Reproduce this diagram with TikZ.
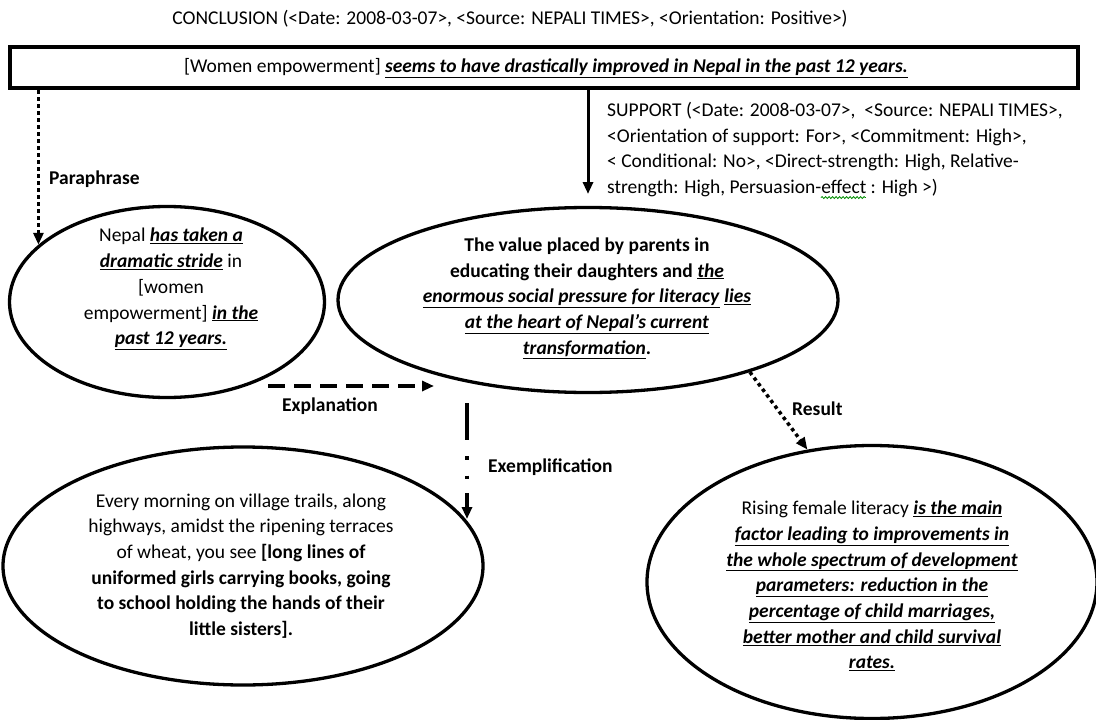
\documentclass[tikz,border=0pt]{standalone}
\usepackage{fontspec}
\setmainfont{Carlito}
\usetikzlibrary{arrows.meta,shapes.geometric,decorations.pathmorphing}
\newcommand\bui[1]{\underline{\textbf{\textit{#1}}}}
\newsavebox\gwbox
\newcommand\gwave[1]{\sbox\gwbox{#1}\usebox\gwbox\llap{\tikz[baseline=0pt,x=1pt,y=1pt]\draw[green!55!black, line width=0.8pt, decorate, decoration={snake, amplitude=1pt, segment length=3.5pt}] (0,-4) -- (\wd\gwbox,-4);}}
\begin{document}
\begin{tikzpicture}[x=1pt,y=-1pt,
  txt/.style={font=\fontsize{19.5}{25.7}\selectfont, align=center, inner sep=0pt},
  lbl/.style={font=\fontsize{19.5}{22}\selectfont\bfseries, inner sep=0pt},
  ell/.style={draw, line width=3.3pt, ellipse, inner sep=0pt},
  tip/.style={-{Triangle[length=12pt,width=10pt]}},
  dotline/.style={tip, line width=3.5pt, dash pattern=on 3.5pt off 3.5pt},
  dashline/.style={tip, line width=3.5pt, dash pattern=on 17pt off 9pt},
  exline/.style={tip, line width=3.5pt, dash pattern=on 37pt off 16pt on 3.5pt off 16pt on 3.5pt off 14pt on 40pt},
  solidline/.style={tip, line width=3pt}
]
\useasboundingbox (0,0) rectangle (1096,720);

% title
\node[txt] (title) at (510,19) {CONCLUSION (<Date: 2008-03-07>, <Source: NEPALI TIMES>, <Orientation: Positive>)};

% conclusion box
\node[draw, line width=4pt, minimum width=1068pt, minimum height=41pt, inner sep=0pt] (box) at (544,67.5) {};
\node[txt] (boxtext) at (546,68) {[Women empowerment] \bui{seems to have drastically improved in Nepal in the past 12 years.}};

% support label
\node[txt, align=left, anchor=north west] (support) at (607,102) {SUPPORT (<Date: 2008-03-07>, \ <Source: NEPALI TIMES>,\\
<Orientation of support: For>, <Commitment: High>,\\
< Conditional: No>, <Direct-strength: High, Relative-\\
strength: High, Persuasion-\gwave{effect} : High >)};

% ellipses
\node[ell, minimum width=315pt, minimum height=191pt] (E1) at (167,302) {};
\node[ell, minimum width=500pt, minimum height=185pt] (E2) at (588,300) {};
\node[ell, minimum width=480pt, minimum height=238pt] (E3) at (243,566) {};
\node[ell, minimum width=450pt, minimum height=273pt] (E4) at (872,582) {};

\node[txt] (T1) at (171,289) {Nepal \bui{has taken a}\\
\bui{dramatic stride} in\\
{[women}\\
empowerment] \bui{in the}\\
\bui{past 12 years.}};

\node[txt, font=\fontsize{19.5}{25.7}\selectfont\bfseries] (T2) at (587,298) {The value placed by parents in\\
educating their daughters and \bui{the}\\
\bui{enormous social pressure for literacy} \bui{lies}\\
\bui{at the heart of Nepal’s current}\\
\bui{transformation}.};

\node[txt] (T3) at (241,566) {Every morning on village trails, along\\
highways, amidst the ripening terraces\\
of wheat, you see \textbf{[long lines of}\\
\textbf{uniformed girls carrying books, going}\\
\textbf{to school holding the hands of their}\\
\textbf{little sisters].}};

\node[txt] (T4) at (872,586) {Rising female literacy \bui{is the main}\\
\bui{factor leading to improvements in}\\
\bui{the whole spectrum of development}\\
\bui{parameters: reduction in the}\\
\bui{percentage of child marriages,}\\
\bui{better mother and child survival}\\
\bui{rates.}};

% connectors
\coordinate (sup) at (588,194);
\coordinate (xstart) at (268,386);
\coordinate (xend) at (434,386);
\coordinate (exstart) at (467,403);
\coordinate (exend) at (467,519);

\draw[dotline] (E1.156 |- box.south) -- (E1.156);
\draw[solidline] (box.south -| sup) -- (sup);
\draw[dashline] (xstart) -- (xend);
\draw[exline] (exstart) -- (exend);
\draw[dotline] (E2.-24) -- (E4.116);

% labels
\node[lbl, anchor=west] (lpara) at (49,179) {Paraphrase};
\node[lbl] (lexpl) at (330,406) {Explanation};
\node[lbl, anchor=west] (lexem) at (488,467) {Exemplification};
\node[lbl, anchor=west] (lres) at (792,409) {Result};
\end{tikzpicture}
\end{document}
· · · · · · ·
DIRECTION:
Copy every line above word for word and exclude the pictures.

SOLUTION FOR THIS PROBLEM:
Reproduce this diagram with TikZ.
\documentclass[tikz,border=0pt]{standalone}
\usepackage{fontspec}
\setmainfont{Carlito}
\usetikzlibrary{arrows.meta,shapes.geometric,decorations.pathmorphing}
\newcommand\bui[1]{\underline{\textbf{\textit{#1}}}}
\newsavebox\gwbox
\newcommand\gwave[1]{\sbox\gwbox{#1}\usebox\gwbox\llap{\tikz[baseline=0pt,x=1pt,y=1pt]\draw[green!55!black, line width=0.8pt, decorate, decoration={snake, amplitude=1pt, segment length=3.5pt}] (0,-4) -- (\wd\gwbox,-4);}}
\begin{document}
\begin{tikzpicture}[x=1pt,y=-1pt,
  txt/.style={font=\fontsize{19.5}{25.7}\selectfont, align=center, inner sep=0pt},
  lbl/.style={font=\fontsize{19.5}{22}\selectfont\bfseries, inner sep=0pt},
  ell/.style={draw, line width=3.3pt, ellipse, inner sep=0pt},
  tip/.style={-{Triangle[length=12pt,width=10pt]}},
  dotline/.style={tip, line width=3.5pt, dash pattern=on 3.5pt off 3.5pt},
  dashline/.style={tip, line width=3.5pt, dash pattern=on 17pt off 9pt},
  exline/.style={tip, line width=3.5pt, dash pattern=on 37pt off 16pt on 3.5pt off 16pt on 3.5pt off 14pt on 40pt},
  solidline/.style={tip, line width=3pt}
]
\useasboundingbox (0,0) rectangle (1096,720);

% title
\node[txt] (title) at (510,19) {CONCLUSION (<Date: 2008-03-07>, <Source: NEPALI TIMES>, <Orientation: Positive>)};

% conclusion box
\node[draw, line width=4pt, minimum width=1068pt, minimum height=41pt, inner sep=0pt] (box) at (544,67.5) {};
\node[txt] (boxtext) at (546,68) {[Women empowerment] \bui{seems to have drastically improved in Nepal in the past 12 years.}};

% support label
\node[txt, align=left, anchor=north west] (support) at (607,102) {SUPPORT (<Date: 2008-03-07>, \ <Source: NEPALI TIMES>,\\
<Orientation of support: For>, <Commitment: High>,\\
< Conditional: No>, <Direct-strength: High, Relative-\\
strength: High, Persuasion-\gwave{effect} : High >)};

% ellipses
\node[ell, minimum width=315pt, minimum height=191pt] (E1) at (167,302) {};
\node[ell, minimum width=500pt, minimum height=185pt] (E2) at (588,300) {};
\node[ell, minimum width=480pt, minimum height=238pt] (E3) at (243,566) {};
\node[ell, minimum width=450pt, minimum height=273pt] (E4) at (872,582) {};

\node[txt] (T1) at (171,289) {Nepal \bui{has taken a}\\
\bui{dramatic stride} in\\
{[women}\\
empowerment] \bui{in the}\\
\bui{past 12 years.}};

\node[txt, font=\fontsize{19.5}{25.7}\selectfont\bfseries] (T2) at (587,298) {The value placed by parents in\\
educating their daughters and \bui{the}\\
\bui{enormous social pressure for literacy} \bui{lies}\\
\bui{at the heart of Nepal’s current}\\
\bui{transformation}.};

\node[txt] (T3) at (241,566) {Every morning on village trails, along\\
highways, amidst the ripening terraces\\
of wheat, you see \textbf{[long lines of}\\
\textbf{uniformed girls carrying books, going}\\
\textbf{to school holding the hands of their}\\
\textbf{little sisters].}};

\node[txt] (T4) at (872,586) {Rising female literacy \bui{is the main}\\
\bui{factor leading to improvements in}\\
\bui{the whole spectrum of development}\\
\bui{parameters: reduction in the}\\
\bui{percentage of child marriages,}\\
\bui{better mother and child survival}\\
\bui{rates.}};

% connectors
\coordinate (sup) at (588,194);
\coordinate (xstart) at (268,386);
\coordinate (xend) at (434,386);
\coordinate (exstart) at (467,403);
\coordinate (exend) at (467,519);

\draw[dotline] (E1.156 |- box.south) -- (E1.156);
\draw[solidline] (box.south -| sup) -- (sup);
\draw[dashline] (xstart) -- (xend);
\draw[exline] (exstart) -- (exend);
\draw[dotline] (E2.-24) -- (E4.116);

% labels
\node[lbl, anchor=west] (lpara) at (49,179) {Paraphrase};
\node[lbl] (lexpl) at (330,406) {Explanation};
\node[lbl, anchor=west] (lexem) at (488,467) {Exemplification};
\node[lbl, anchor=west] (lres) at (792,409) {Result};
\end{tikzpicture}
\end{document}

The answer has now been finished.